Nobody wants to use the words 'full-service'. Havas uses integrated instead. But that's where it's going, reckon Mike Wilson and Anthony Gregorio. Creative agencies will have to find some way of buying media too. Media owners say it just might work.
Havas is going back to the future by bringing creative and media under one P&L. The pitch is that it will make life easier for clients and remove the source of conflict that usually ends up with disparate units battling for control.
Arguably, the firm that is now Havas saw that coming.
Euro RSCG was one of the last multinational comms agencies to divest of its in-house media unit. It created the joint venture between Havas and Mitchells, MPG, which was run by Mitchells. But then Mitchells was bought by Aegis.
The Bollore family controls Havas. At that time it had held a big chunk of Aegis stock and had not always seen eye-to-eye with the board. The family had a strong relationship with Harold Mitchell, and could have arguably triggered a takeover by acquiring his stake. But that didn't happen, and Dentsu then made an offer they couldn't refuse.
Now the firm is cashed up and growing the Havas business. The plan is one integrated comms unit under a single balance sheet accounting for media and creative. It is thought that around 40% of its client base is shared between creative and media. The company will push integration hard next year.
Industry bosses – both media and creative agencies – have been talking about the need for both sides to be brought closer together. "But the reality is that nobody has done it. We are not talking about it, we are doing it,” said Mike Wilson, the former Naked chairman announced today as CEO.

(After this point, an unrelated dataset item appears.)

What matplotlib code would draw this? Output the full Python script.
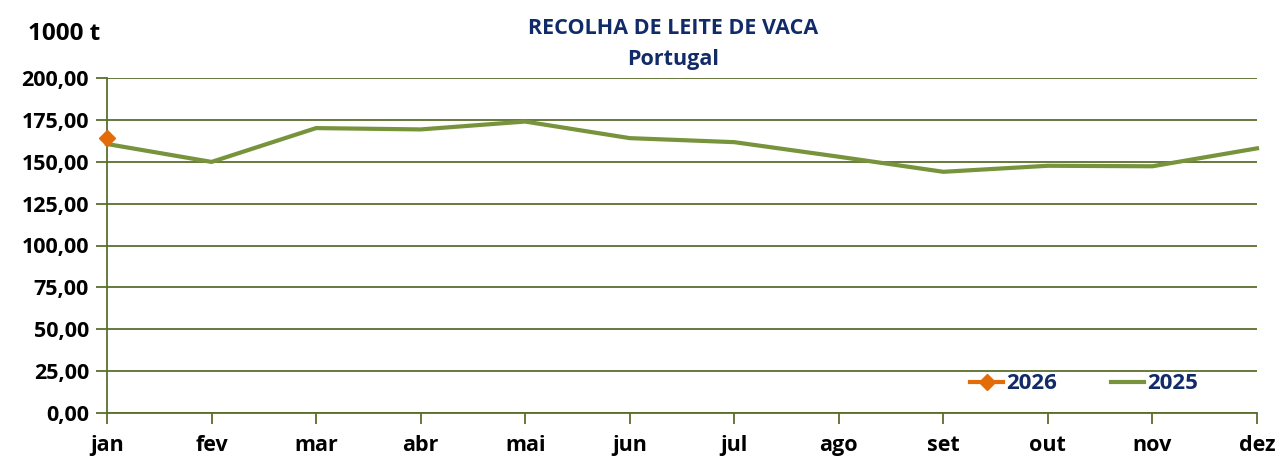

“I hesitate to use the word 'full-service' – that has some negative connotations associated with the past – but agencies need to be integrated for the 21st century. Clients need ideation, investment recommendation, performance marketing and creativity in one team.”
Whatever that is called, the theory is that it will make life easier for clients. Wilson agrees with outgoing Nestlé marketing boss David Morgan that marketers are too bogged down managing processes and partnerships to think strategically.
“David Morgan was very public about some of the challenges facing marketers and privately many others I have spoken too have expressed similar sentiment. It gets very hard for marketing bosses to corral [all those agencies] into place.”
Wilson has some experience of speaking to those bosses across both media and creative, not least from his last job. He is now hiring to bolster that level of expertise. There are currently 12 people on Havas Media's books. That will “at least double very rapidly”, he said. Negotiations with key hires are at an advanced stage, he said, with some senior announcements due before Christmas.
The hires the company is making locally will improve its trading capabilities and Wilson said its lack of legacy operations meant it could set up for the future without going through the pain of re-engineering teams. “So we can better construct the business in the most appropriate way for the future.”
Part of that future will likely include specialist sports divisions and mobile units, as Havas operates in other regions. “I'm not saying they will exist from day one … but the roll-out of brands is something we need to look at in the short term.”
The global accounts for Reckitt Benckiser and MasterCard are currently in play, but Wilson wouldn't be drawn on whether he saw either as potential new business in the short term. However, those kind of accounts would sit nicely alongside the firm's current global clients, Emirates and LG. Locally the consolidated Federal Government account is also up for grabs.
One vision
So will agencies operating under one P&L mean better dollar for dollar rates for clients? Wilson claimed it would deliver better outcomes because it will rule out infighting between disparate units.
While agency bosses talk about re-integrating creative and media, Wilson thinks that it will be a while before they actually do it. Which is a big opportunity, he said, because “the entire communications landscape has changed completely in the last decade”, but media agency structures haven't.
“I don't want to besmirch potential competitors but the reality is agencies talk about this a lot. The proof pudding is actually doing it. And it is very hard for them to rip up the rule book and start from scratch when they have tough paymasters and aggressive commercial goals.”
If Havas Media can deliver on what it is promising, media owners think it might just work.
“There is always room for new innovation and thinking, that's the bottom line,” said Seven West Media chief revenue officer Kurt Burnette. “The challenge is around what it means, pricing etcetera, but the more strategic thinking we can get for clients in the market the better.”
Burnette said that the “notion” of agency consolidation, with “best-of-breed services in one place rather than splintering … makes sense. If the proposition ends up being what people propose, it can only be a good thing”.
Peter Wiltshire, Nine's head of sales and marketing, said there "was room for a full service offering in the major markets of Sydney and Melbourne."
However, he thought it might not achieve the scale of the big media agencies. "But if you look at the work that we and other large media companies are now doing, there is an increasing need for a more streamlined engagement with clients where we aren't managing multiple stakeholders."
Anthony Gregorio, Havas Australia CEO, said there was one single agreement in place between the units. “It's about getting media back in the building and merging seamlessly. We will help each other, whether that is pitching together or separately.
“Let's face it, media agencies are doing more and more on the creative side. The old-school way of making money is drying up, so they look to creative. Creative agencies are hamstrung because they don't do media. That is not a very level playing field. They have to find some way of doing it.
“Any communications agency going forward will have to bring media back inside.”